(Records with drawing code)
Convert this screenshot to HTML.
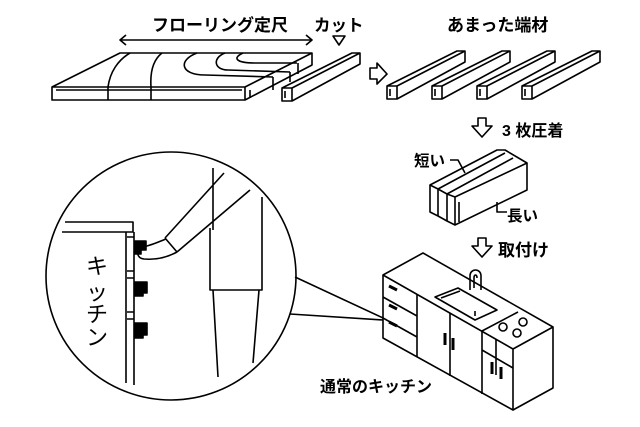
<!DOCTYPE html>
<html><head><meta charset="utf-8"><style>
html,body{margin:0;padding:0;background:#fff}
svg{display:block}
text{font-family:"Liberation Sans","Noto Sans CJK JP",sans-serif;font-weight:bold;fill:#000}
text.k{font-weight:normal}
</style></head><body>
<svg width="640" height="427" viewBox="0 0 640 427" xmlns="http://www.w3.org/2000/svg" fill="none" stroke="#000" stroke-width="1.6" stroke-linejoin="round">
<g stroke="none">
<text x="152" y="31" font-size="17">フローリング定尺</text>
<text x="314" y="31" font-size="16.5">カット</text>
<text x="447" y="31" font-size="17">あまった端材</text>
<text x="502" y="136" font-size="16">3 枚圧着</text>
<text x="414" y="166" font-size="15.5">短い</text>
<text x="507" y="221" font-size="15.5">長い</text>
<text x="498" y="256" font-size="17">取付け</text>
<text x="320" y="392" font-size="16">通常のキッチン</text>
<text class="k" x="86" y="274" font-size="22">キ</text>
<text class="k" x="86" y="300" font-size="22">ッ</text>
<text class="k" x="86" y="322" font-size="22">チ</text>
<text class="k" x="86" y="345" font-size="22">ン</text>
</g>
<path d="M120 40 H312 M126 35 L120 40 L126 45 M306 35 L312 40 L306 45"/>
<path d="M333 36 H345 L339 45 Z"/>
<!-- board -->
<path d="M52 87 L120 53 H312 V65 L245 100 H52 Z M52 87 H245 V100 M245 87 L312 53"/>
<path d="M108 87 V100 M151 87 V100 M56 90 H242 M250 90 V98"/>
<path d="M108 87 C110 72 118 60 130 53 M151 87 C150 72 153 60 162 53 M197 53 C178 60 180 75 205 75 L273 77 M225 53 C212 58 214 70 228 70 L290 72 M243 53 C232 58 236 63 255 63 L297 63 M273 77 V90 M290 72 V82 M298 63 V74"/>
<!-- strips -->
<g id="s"><path d="M282 88 L352 53 H360 V64 L292 101 H282 Z M282 88 H292 L360 53 M292 88 V101 M285 91 V98"/></g>
<use href="#s" transform="translate(105,-2)"/>
<use href="#s" transform="translate(150,-2)"/>
<use href="#s" transform="translate(195,-2)"/>
<use href="#s" transform="translate(240,-2)"/>
<path d="M370 68 H377 V63 L387 74 L377 84 V79 H370 Z"/>
<path d="M478 118 V126 H472 L482 137 L492 126 H486 V118 Z"/>
<path d="M478 238 V246 H472 L482 257 L492 246 H486 V238 Z"/>
<!-- block -->
<path d="M430 185 L497 150 H505 L527 163 V190 L455 225 L447 221 L438 216 L430 212 Z"/>
<path d="M430 185 L438 189 L505 153 M438 189 L447 194 L513 158 M447 194 L455 197 L527 163 M438 189 V216 M447 194 V221 M455 197 V225 M459 202 V222"/>
<path d="M450 160 H458 L465 173 M497 202 V212 H507"/>
<!-- circle -->
<ellipse cx="171" cy="276" rx="125" ry="124"/>
<path d="M295 277 L383 318 M290 314 L383 320"/>
<path d="M65 222 H133 V232 H62 M126 232 V383 M134 232 V385 M127 237 H134 V271 H127 M127 278 H134 V312 H127 M127 319 H134"/>
<path d="M213 168 V230 M224 173 L165 238 M250 190 L177 252 M165 238 L177 252 M262 197 V290 H210 V228 M213 290 L218 377 M259 290 L253 363"/>
<path d="M166 239 C158 242 150 246 142 247 C136 250 136 258 144 259 C155 260 166 258 177 252"/>
<path d="M135 241 H146 V250 H141 V254 H135 Z M135 282 H147 V293 H143 V296 H135 Z M135 323 H147 V335 H143 V338 H135 Z" fill="#000"/>
<!-- kitchen -->
<path d="M383 275 L423 253 L553 327 L513 349 Z M383 275 V338 L513 410 V349 M513 410 L553 388 V327"/>
<path d="M417 294 V357 M450 313 V376 M482 331 V394 M383 297 L417 316 M383 318 L417 337 M482 350 L513 368 M496 339 V375 M482 350 L513 368"/>
<path d="M482 331 L518 312"/>
<path d="M435 297 L458 288 L497 310 L475 320 Z M441 298 L460 291 M475 311 V316"/>
<path d="M470 290 V276 C470 268 481 268 481 276 V290 M474 288 V278 C474 274 477 274 477 278"/>
<circle cx="503" cy="327" r="4"/><circle cx="523" cy="322" r="4"/><circle cx="517" cy="333" r="4"/>
<path d="M389 286 L397 290 M389 305 L397 309 M389 322 L397 326 M445 333 V345 M453 338 V350 M492 362 V374 M501 367 V379" stroke-width="3"/>
</svg>
</body></html>
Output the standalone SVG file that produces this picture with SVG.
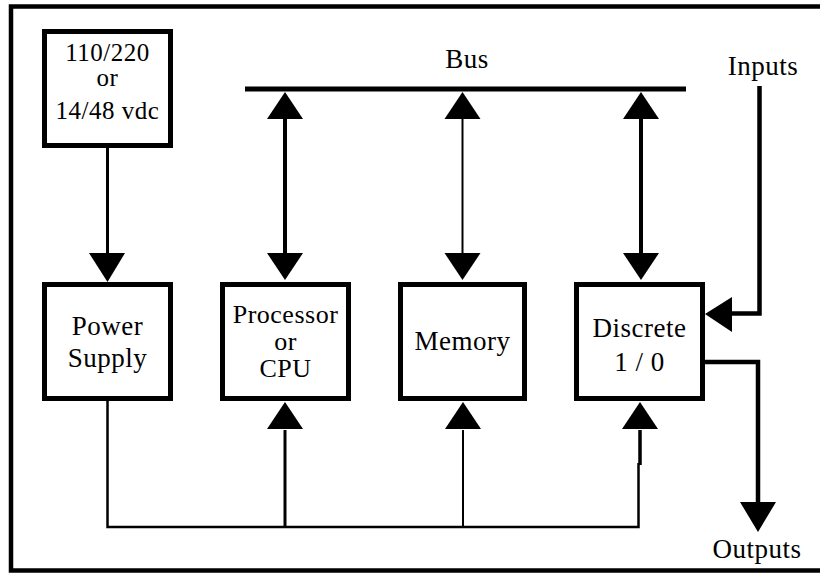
<svg xmlns="http://www.w3.org/2000/svg" width="820" height="575" viewBox="0 0 820 575">
<style>
.box{fill:#fff;stroke:#000;stroke-width:5}
.t{font-family:"Liberation Serif","Times New Roman",serif;font-size:27px;letter-spacing:0.5px;fill:#000;text-anchor:middle}
.s{font-size:25px}
.m{font-size:26px}
.l{fill:none;stroke:#000}
.ah{fill:#000}
</style>
<rect x="0" y="0" width="820" height="575" fill="#fff"/>
<rect x="11" y="6.5" width="812" height="564" fill="none" stroke="#000" stroke-width="4.5"/>
<g id="connectors">
  <line class="l" x1="245" y1="89" x2="686" y2="89" stroke-width="5"/>
  <line class="l" x1="107.5" y1="148" x2="107.5" y2="256" stroke-width="3"/>
  <polygon class="ah" points="89,253 125,253 107.5,282"/>
  <line class="l" x1="285" y1="115" x2="285" y2="256" stroke-width="4"/>
  <polygon class="ah" points="285,92 267,119 303,119"/>
  <polygon class="ah" points="267,253 303,253 285,280"/>
  <line class="l" x1="462.5" y1="115" x2="462.5" y2="256" stroke-width="2"/>
  <polygon class="ah" points="462.5,92 444.5,119 480.5,119"/>
  <polygon class="ah" points="444.5,253 480.5,253 462.5,280"/>
  <line class="l" x1="641" y1="115" x2="641" y2="256" stroke-width="4"/>
  <polygon class="ah" points="641,92 623,119 659,119"/>
  <polygon class="ah" points="623,253 659,253 641,280"/>
  <polyline class="l" points="107.5,401 107.5,527 638.5,527 638.5,463" stroke-width="2.5"/>
  <line class="l" x1="640" y1="430" x2="640" y2="465" stroke-width="3.5"/>
  <polygon class="ah" points="640,402 622,429 658,429"/>
  <line class="l" x1="285" y1="430" x2="285" y2="527" stroke-width="3"/>
  <polygon class="ah" points="285,402 267,429 303,429"/>
  <line class="l" x1="463" y1="430" x2="463" y2="527" stroke-width="2"/>
  <polygon class="ah" points="463,402 445,429 481,429"/>
  <polyline class="l" points="759.5,86 759.5,313.5 730,313.5" stroke-width="4.5"/>
  <polygon class="ah" points="705,314 732,297 732,332"/>
  <polyline class="l" points="705,362 758,362 758,505" stroke-width="4.5"/>
  <polygon class="ah" points="740,502 776,502 758,532"/>
</g>
<text class="t" x="467" y="68" letter-spacing="3">Bus</text>
<text class="t" x="763" y="75">Inputs</text>
<text class="t" x="757" y="558">Outputs</text>
<g id="source">
  <rect class="box" x="44.5" y="31.5" width="126" height="114"/>
  <text class="t s" x="107.5" y="61">110/220</text>
  <text class="t s" x="107.5" y="86">or</text>
  <text class="t s" x="107.5" y="119">14/48 vdc</text>
</g>
<g id="power">
  <rect class="box" x="44.5" y="284.5" width="126" height="114"/>
  <text class="t" x="107.5" y="335">Power</text>
  <text class="t" x="107.5" y="367">Supply</text>
</g>
<g id="cpu">
  <rect class="box" x="222.5" y="284.5" width="126" height="114"/>
  <text class="t m" x="285.5" y="323">Processor</text>
  <text class="t m" x="285.5" y="350">or</text>
  <text class="t m" x="285.5" y="377">CPU</text>
</g>
<g id="memory">
  <rect class="box" x="400.5" y="284.5" width="124" height="114"/>
  <text class="t" x="462.5" y="350">Memory</text>
</g>
<g id="discrete">
  <rect class="box" x="576.5" y="284.5" width="126" height="114"/>
  <text class="t" x="639.5" y="337">Discrete</text>
  <text class="t" x="639.5" y="371">1 / 0</text>
</g>
</svg>
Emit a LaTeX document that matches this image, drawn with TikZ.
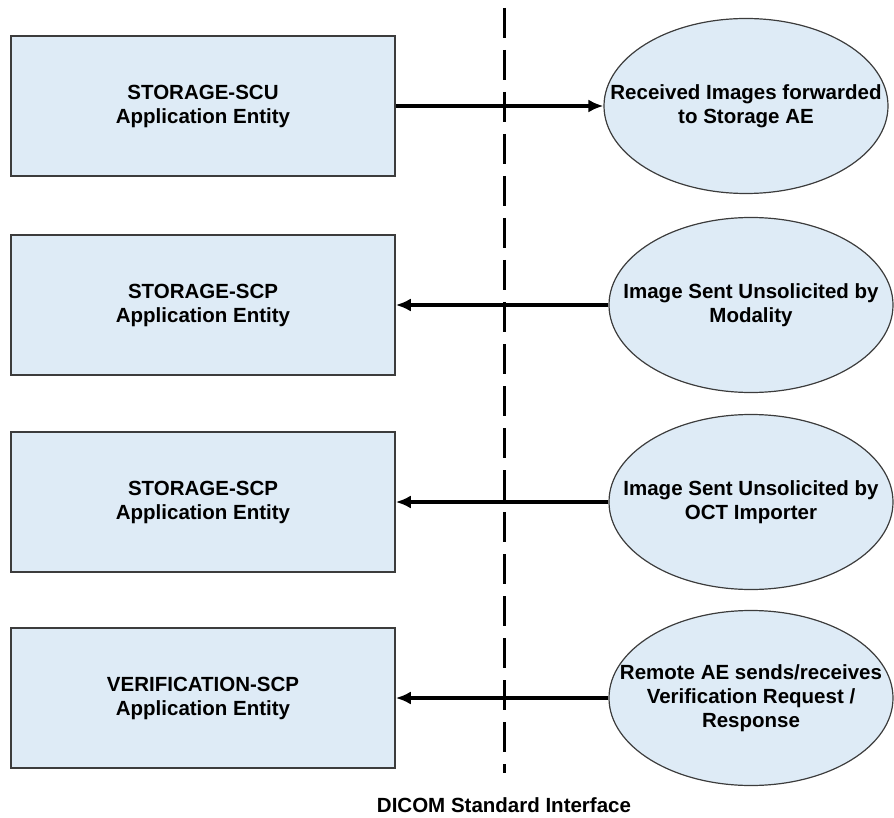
\documentclass[tikz,border=0pt]{standalone}
\usepackage{fontspec}
\setmainfont{Liberation Sans}
\usetikzlibrary{shapes.geometric,arrows.meta}
\definecolor{aefill}{RGB}{222,235,246}
\definecolor{aeline}{RGB}{60,60,60}
\begin{document}
\begin{tikzpicture}[x=1pt, y=-1pt, >={Latex[length=15pt,width=13pt]},
    every node/.style={font=\fontsize{20.5}{24}\selectfont\bfseries, align=center},
    aebox/.style={draw=aeline, line width=1.5pt, fill=aefill, minimum width=384pt, minimum height=140pt, inner sep=0pt},
    remote/.style={ellipse, draw=aeline, line width=1.2pt, fill=aefill, minimum width=284pt, minimum height=175pt, inner sep=0pt}]
            \useasboundingbox (0,0) rectangle (894,818);

            %interface line
            \coordinate (top) at (504,8);
            \coordinate (bot) at (504,773);
            \draw[line width=3pt, dash pattern=on 30pt off 12pt] (top) -- (bot);
            \node (dicom) at (504,805) {DICOM Standard Interface};

            %boxes
            \node (scu) at (203,106) [aebox] {STORAGE-SCU\\Application Entity};
            \node (scp) at (203,305) [aebox] {STORAGE-SCP\\Application Entity};
            \node (oct) at (203,502) [aebox] {STORAGE-SCP\\Application Entity};
            \node (ver) at (203,698) [aebox] {VERIFICATION-SCP\\Application Entity};

            %remote activities
            \node (fwd) at (746,106) [remote, label={center:Received Images forwarded\\to Storage AE}] {};
            \node (mod) at (751,305) [remote, label={center:Image Sent Unsolicited by\\Modality}] {};
            \node (imp) at (751,502) [remote, label={center:Image Sent Unsolicited by\\OCT Importer}] {};
            \node (echo) at (751,698) [remote, label={center:Remote AE sends/receives\\Verification Request /\\Response}] {};

            %arrows
            \draw[->, line width=4.5pt] (scu) -- (fwd);
            \draw[<-, line width=4.5pt] (scp) -- (mod);
            \draw[<-, line width=4.5pt] (oct) -- (imp);
            \draw[<-, line width=4.5pt] (ver) -- (echo);

    \end{tikzpicture}
\end{document}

WHAT TO PRODUCE
Repeat exactly, and only, the lines from the one containing "Emit a LaTeX" through the one containing "(0,0) rectangle (894,818);", both included, without the pictures.

WRITTEN SOLUTION
Emit a LaTeX document that matches this image, drawn with TikZ.
\documentclass[tikz,border=0pt]{standalone}
\usepackage{fontspec}
\setmainfont{Liberation Sans}
\usetikzlibrary{shapes.geometric,arrows.meta}
\definecolor{aefill}{RGB}{222,235,246}
\definecolor{aeline}{RGB}{60,60,60}
\begin{document}
\begin{tikzpicture}[x=1pt, y=-1pt, >={Latex[length=15pt,width=13pt]},
    every node/.style={font=\fontsize{20.5}{24}\selectfont\bfseries, align=center},
    aebox/.style={draw=aeline, line width=1.5pt, fill=aefill, minimum width=384pt, minimum height=140pt, inner sep=0pt},
    remote/.style={ellipse, draw=aeline, line width=1.2pt, fill=aefill, minimum width=284pt, minimum height=175pt, inner sep=0pt}]
            \useasboundingbox (0,0) rectangle (894,818);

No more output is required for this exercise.